#### [Problem statement]
Give back, word for word, only the lines from the opening of the records through the one with "ci_err = [0.20, 0.09, 0.0, 0.0, 0.0]". Pictures stay out.

#### [Data entries]
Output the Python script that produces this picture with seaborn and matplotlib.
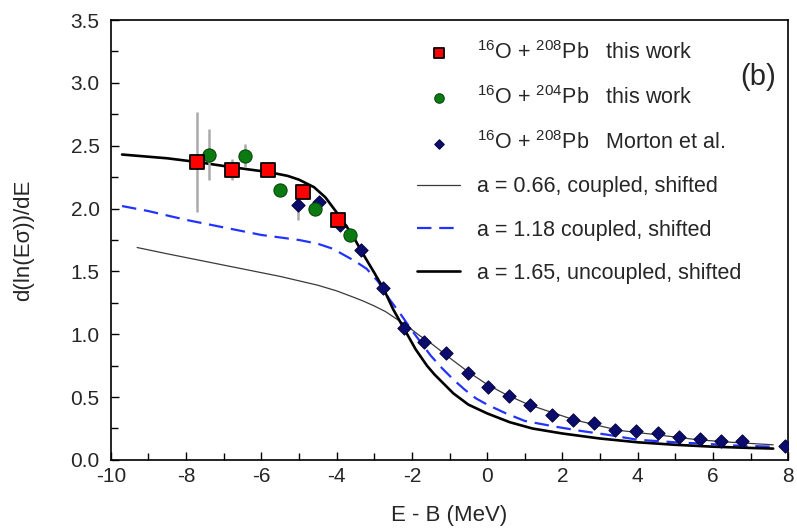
import numpy as np
import pandas as pd
import matplotlib
matplotlib.use("Agg")
import matplotlib.pyplot as plt
from matplotlib.ticker import MultipleLocator, FormatStrFormatter
import seaborn as sns

# data
sq_x = [-7.72, -6.77, -5.82, -4.89, -3.95]
sq_y = [2.37, 2.31, 2.31, 2.13, 1.91]
sq_err = [0.40, 0.085, 0.0, 0.0, 0.0]

ci_x = [-7.39, -6.44, -5.51, -4.57, -3.64]
ci_y = [2.43, 2.42, 2.15, 2.00, 1.79]
ci_err = [0.20, 0.09, 0.0, 0.0, 0.0]

di_x = [-5.02, -4.47, -3.91, -3.35, -2.77, -2.21, -1.67, -1.09, -0.51, 0.03,
        0.59, 1.14, 1.72, 2.28, 2.83, 3.40, 3.96, 4.53, 5.09, 5.65, 6.21, 6.77, 7.91]
di_y = [2.03, 2.05, 1.87, 1.67, 1.37, 1.05, 0.94, 0.85, 0.69, 0.58,
        0.51, 0.44, 0.36, 0.32, 0.29, 0.24, 0.23, 0.21, 0.18, 0.17, 0.15, 0.15, 0.11]
di_err = [0.12] + [0.0] * 22

thin_x = [-9.3, -8.5, -7.5, -6.5, -5.5, -5.0, -4.5, -4.0, -3.6, -3.3, -3.0, -2.7,
          -2.4, -2.1, -1.8, -1.5, -1.2, -0.9, -0.5, 0.0, 0.5, 1.1, 1.7, 2.3,
          3.0, 3.5, 4.5, 5.6, 6.5, 7.6]
thin_y = [1.69, 1.64, 1.58, 1.52, 1.46, 1.425, 1.39, 1.345, 1.30, 1.265, 1.225, 1.18,
          1.12, 1.06, 0.99, 0.93, 0.86, 0.79, 0.70, 0.60, 0.52, 0.44, 0.38, 0.32,
          0.27, 0.235, 0.20, 0.16, 0.14, 0.12]

dash_x = [-9.7, -9.0, -8.0, -7.0, -6.0, -5.0, -4.5, -4.1, -3.8, -3.5, -3.2, -2.9,
          -2.6, -2.3, -2.0, -1.7, -1.5, -1.2, -0.9, -0.6, -0.3, 0.0, 0.5, 1.0,
          1.8, 2.5, 3.2, 4.0, 5.0, 5.7, 6.5, 7.6]
dash_y = [2.02, 1.98, 1.91, 1.85, 1.79, 1.75, 1.72, 1.68, 1.63, 1.58, 1.52, 1.42,
          1.28, 1.16, 1.03, 0.91, 0.83, 0.73, 0.64, 0.56, 0.49, 0.44, 0.37, 0.31,
          0.265, 0.23, 0.20, 0.16, 0.14, 0.13, 0.115, 0.105]

thick_x = [-9.7, -8.5, -7.7, -6.8, -5.8, -5.3, -5.0, -4.6, -4.3, -4.0, -3.6, -3.3,
           -3.0, -2.75, -2.5, -2.2, -1.9, -1.6, -1.4, -1.2, -0.9, -0.5, 0.0, 0.6,
           1.2, 2.0, 3.0, 4.0, 5.0, 6.0, 7.0, 7.6]
thick_y = [2.43, 2.40, 2.37, 2.33, 2.29, 2.26, 2.23, 2.17, 2.09, 1.97, 1.80, 1.64,
           1.49, 1.36, 1.20, 1.04, 0.88, 0.75, 0.68, 0.62, 0.53, 0.44, 0.37, 0.30,
           0.25, 0.21, 0.17, 0.14, 0.12, 0.105, 0.095, 0.09]

sns.set_style("ticks")
plt.rcParams['font.family'] = ['Liberation Sans', 'DejaVu Sans']
plt.rcParams['mathtext.fontset'] = 'custom'
plt.rcParams['mathtext.rm'] = 'Liberation Sans'
plt.rcParams['axes.unicode_minus'] = False

fig = plt.figure(figsize=(7.97, 5.28), dpi=100)
ax = fig.add_axes([0.139, 0.129, 0.850, 0.833])

sns.lineplot(x=thin_x, y=thin_y, ax=ax, color='#3a3a3a', linewidth=0.9,
             label='a = 0.66, coupled, shifted', zorder=2)
sns.lineplot(x=dash_x, y=dash_y, ax=ax, color='#2233ff', linewidth=1.6,
             dashes=(6.5, 3.5), label='a = 1.18 coupled, shifted', zorder=2)
sns.lineplot(x=thick_x, y=thick_y, ax=ax, color='black', linewidth=1.9,
             label='a = 1.65, uncoupled, shifted', zorder=2)

# error bars
for xs, ys, es in [(sq_x, sq_y, sq_err), (ci_x, ci_y, ci_err), (di_x, di_y, di_err)]:
    ax.errorbar(xs, ys, yerr=es, fmt='none', ecolor='#aaaaaa', elinewidth=1.8, zorder=3)

sns.scatterplot(x=di_x, y=di_y, ax=ax, marker='D', s=45, color='#0c0c6e',
                edgecolor='#050540', linewidth=0.8, zorder=4,
                label=r'$^{16}$O + $^{208}$Pb   Morton et al.')
sns.scatterplot(x=ci_x, y=ci_y, ax=ax, marker='o', s=90, color='#0b7a12',
                edgecolor='#064a0a', linewidth=0.8, zorder=5,
                label=r'$^{16}$O + $^{204}$Pb   this work')
sns.scatterplot(x=sq_x, y=sq_y, ax=ax, marker='s', s=105, color='#ff0000',
                edgecolor='black', linewidth=1.3, zorder=6,
                label=r'$^{16}$O + $^{208}$Pb   this work')

ax.set_xlim(-10, 8)
ax.set_ylim(0, 3.5)
ax.xaxis.set_major_locator(MultipleLocator(2))
ax.xaxis.set_minor_locator(MultipleLocator(1))
ax.yaxis.set_major_locator(MultipleLocator(0.5))
ax.yaxis.set_minor_locator(MultipleLocator(0.25))
ax.yaxis.set_major_formatter(FormatStrFormatter('%.1f'))
ax.tick_params(which='both', direction='in', width=1.0, labelsize=15, color='black',
               top=False, right=False)
ax.tick_params(which='major', length=6)
ax.tick_params(which='minor', length=5)
ax.tick_params(axis='x', pad=5)
ax.tick_params(axis='y', pad=8)
for sp in ax.spines.values():
    sp.set_visible(True)
    sp.set_linewidth(1.2)
    sp.set_color('black')

ax.set_xlabel('E - B (MeV)', fontsize=16, labelpad=14)
ax.set_ylabel('d(ln(E\u03c3))/dE', fontsize=16, labelpad=26)

handles, labels = ax.get_legend_handles_labels()
order = [5, 4, 3, 0, 1, 2]
ax.legend([handles[i] for i in order], [labels[i] for i in order],
          loc='upper left', bbox_to_anchor=(0.452, 0.952), frameon=False,
          fontsize=15.5, handlelength=2.0, handletextpad=0.8, labelspacing=1.03,
          borderpad=0, borderaxespad=0, markerscale=0.72)

ax.text(0.956, 0.87, '(b)', transform=ax.transAxes, fontsize=21,
        ha='center', va='center')

fig.savefig('out.png', dpi=100)
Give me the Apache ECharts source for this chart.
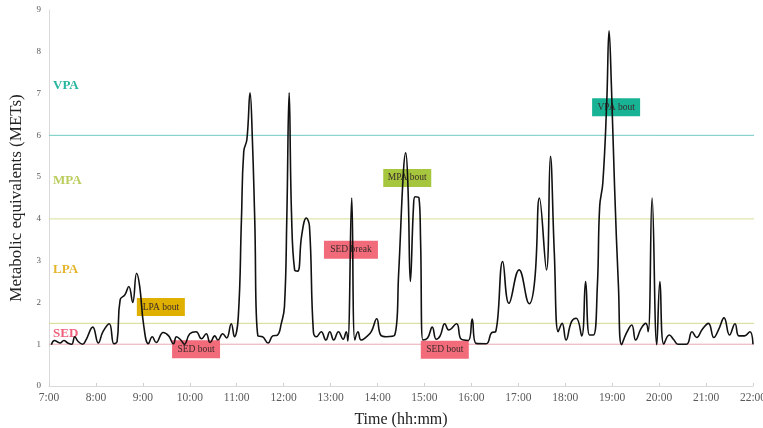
<!DOCTYPE html>
<html>
<head>
<meta charset="utf-8">
<script src="https://cdn.jsdelivr.net/npm/echarts@6/dist/echarts.min.js"></script>
<style>
html,body{margin:0;padding:0;background:#fff;overflow:hidden;}
#chart{width:763px;height:428px;}
</style>
</head>
<body>
<div id="chart"></div>
<script>
// Time of day (hh:mm) of each reading
const times = ['7:03','7:07','7:14','7:19','7:24','7:29','7:33','7:37','7:43','7:47','7:56',
'8:03','8:09','8:17','8:23','8:27','8:31','8:37','8:42','8:47','8:52','8:56',
'9:01','9:07','9:12','9:17','9:26','9:33','9:39','9:43','9:49','9:53',
'10:00','10:08','10:15','10:21','10:26','10:32','10:36','10:42','10:47','10:53','10:57',
'11:02','11:06','11:09','11:13','11:17','11:20','11:23','11:27','11:33','11:40','11:46','11:52','11:57',
'12:01','12:04','12:07','12:10','12:14','12:18','12:23','12:29','12:33','12:38','12:42','12:48','12:54','12:59',
'13:04','13:10','13:16','13:20','13:22','13:27','13:31','13:35','13:39','13:46','13:52','13:59',
'14:04','14:11','14:22','14:27','14:33','14:36','14:39','14:42','14:46','14:48','14:53','14:55','14:58',
'15:04','15:10','15:15','15:20','15:26','15:31','15:41','15:47','15:56',
'16:01','16:06','16:19','16:26','16:31','16:40','16:48',
'17:01','17:14','17:21','17:27','17:36','17:41','17:46','17:51','17:56',
'18:01','18:08','18:14','18:21','18:26','18:31','18:36','18:41','18:44','18:48','18:53','18:56','18:59',
'19:03','19:08','19:12','19:18','19:25','19:30','19:37','19:43','19:46','19:51','19:57',
'20:01','20:06','20:13','20:19','20:24','20:35','20:42','20:48','20:55',
'21:03','21:10','21:16','21:23','21:30','21:37','21:42','21:49','21:56','22:00'];
// Metabolic equivalents at each time
const mets = [0.99,1.09,1.03,1.09,1.03,1.0,1.18,1.07,1.0,1.09,1.41,
1.03,1.30,1.49,1.01,1.06,2.07,2.18,2.38,2.0,2.70,2.38,
1.46,1.01,1.18,1.04,1.28,1.2,1.01,1.18,1.09,1.0,
1.25,1.30,1.13,1.25,1.04,1.2,1.1,1.25,1.15,1.49,1.18,
1.66,3.98,5.62,5.9,7.02,5.9,4.0,1.2,1.18,1.03,1.2,1.22,1.5,
1.9,4.0,7.02,4.15,2.78,2.75,3.6,4.02,3.82,1.3,1.18,1.3,1.1,1.3,
1.1,1.3,1.12,1.3,1.08,4.5,1.1,1.3,1.1,1.18,1.3,1.61,
1.22,1.18,1.22,2.7,5.1,5.58,4.7,2.5,4.3,4.53,4.5,3.5,1.1,
1.15,1.41,1.12,1.2,1.49,1.34,1.49,1.12,1.09,
1.6,1.02,1.01,1.28,1.3,2.98,1.98,
2.78,1.97,2.54,4.5,2.78,5.5,3.18,1.3,1.5,
1.1,1.54,1.62,1.2,2.5,1.22,1.22,2.38,4.3,4.86,6.78,8.5,7.18,
4.78,2.38,0.99,1.26,1.46,1.1,1.38,1.5,1.3,4.5,0.99,
2.5,1.0,1.22,1.1,1.0,1.0,1.3,1.16,1.35,
1.5,1.16,1.35,1.63,1.22,1.49,1.2,1.2,1.3,1.0];

// Intensity thresholds (METs)
const thresholdValues = [6, 4, 1.5, 1];
const thresholdColors = ['#6fcbc1', '#d9e09a', '#d6da8c', '#eba8b2'];

// Zone labels
const zoneNames = ['VPA', 'MPA', 'LPA', 'SED'];
const zoneLabelY = [7.2, 4.91, 2.78, 1.245];
const zoneColors = ['#27b5a0', '#b9cd5c', '#e4b52c', '#f0607a'];

// Bout annotations
const boutNames = ['LPA bout', 'SED bout', 'SED break', 'MPA bout', 'SED bout', 'VPA bout'];
const boutTimes = ['9:23', '10:08', '13:26', '14:38', '15:26', '19:05'];
const boutY = [1.89, 0.88, 3.26, 4.98, 0.87, 6.67];
const boutColors = ['#dfb000', '#f26b7a', '#f26b7a', '#a6c63e', '#f26b7a', '#18b294'];

const toHour = s => { const p = s.split(':'); return +p[0] + (+p[1]) / 60; };
const seriesData = times.map((t, i) => [toHour(t), mets[i]]);

const FONT = '"Liberation Serif", "Times New Roman", serif';

const thresholdSeries = thresholdValues.map((v, i) => ({
  type: 'line',
  silent: true,
  data: [[7, v], [22.08, v]],
  showSymbol: false,
  symbol: 'none',
  clip: false,
  lineStyle: {color: thresholdColors[i], width: 1},
  z: 1
}));

const chart = echarts.init(document.getElementById('chart'), null, {renderer: 'canvas', width: 763, height: 428});
chart.setOption({
  animation: false,
  backgroundColor: '#fff',
  textStyle: {fontFamily: FONT},
  grid: {left: 49, right: 10, top: 10, bottom: 42, containLabel: false, outerBoundsMode: 'none'},
  xAxis: {
    type: 'value', min: 7, max: 22, interval: 1,
    name: 'Time (hh:mm)', nameLocation: 'middle', nameGap: 26,
    nameTextStyle: {fontFamily: FONT, fontSize: 16, color: '#222'},
    axisLine: {show: true, lineStyle: {color: '#d9d9d9', width: 1}},
    axisTick: {show: true, inside: true, length: 3, lineStyle: {color: '#d0d0d0'}},
    splitLine: {show: false},
    axisLabel: {formatter: v => v + ':00', fontFamily: FONT, fontSize: 11.5, color: '#595959', margin: 6}
  },
  yAxis: {
    type: 'value', min: 0, max: 9, interval: 1,
    name: 'Metabolic equivalents (METs)', nameLocation: 'middle', nameGap: 24,
    nameTextStyle: {fontFamily: FONT, fontSize: 17, color: '#222'},
    axisLine: {show: true, lineStyle: {color: '#d9d9d9', width: 1}},
    axisTick: {show: false},
    splitLine: {show: false},
    axisLabel: {fontFamily: FONT, fontSize: 9, color: '#595959', margin: 8}
  },
  series: thresholdSeries.concat([
    {
      type: 'line',
      data: seriesData,
      smooth: 0.45,
      showSymbol: false,
      symbol: 'none',
      lineStyle: {color: '#111', width: 1.6},
      z: 5,
      markPoint: {
        silent: true,
        data: boutNames.map((n, i) => ({
          coord: [toHour(boutTimes[i]), boutY[i]],
          symbol: 'rect',
          symbolSize: [n === 'SED break' ? 54 : 48, 18],
          itemStyle: {color: boutColors[i]},
          label: {show: true, formatter: n, position: 'inside', color: '#3a2a2a', fontFamily: FONT, fontSize: 9.5}
        })).concat(zoneNames.map((n, i) => ({
          coord: [7, zoneLabelY[i]],
          symbol: 'circle',
          symbolSize: 0,
          label: {show: true, formatter: n, position: 'right', distance: 4, color: zoneColors[i], fontFamily: FONT, fontSize: 13, fontWeight: 'bold'}
        })))
      }
    }
  ])
});
</script>
</body>
</html>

#### [Solution for this task]
Output the Python script that produces this picture with seaborn and matplotlib.
import numpy as np
import pandas as pd
import matplotlib
matplotlib.use("Agg")
import matplotlib.pyplot as plt
from matplotlib.ticker import MultipleLocator, FormatStrFormatter
import seaborn as sns

# data
sq_x = [-7.72, -6.77, -5.82, -4.89, -3.95]
sq_y = [2.37, 2.31, 2.31, 2.13, 1.91]
sq_err = [0.40, 0.085, 0.0, 0.0, 0.0]

ci_x = [-7.39, -6.44, -5.51, -4.57, -3.64]
ci_y = [2.43, 2.42, 2.15, 2.00, 1.79]
ci_err = [0.20, 0.09, 0.0, 0.0, 0.0]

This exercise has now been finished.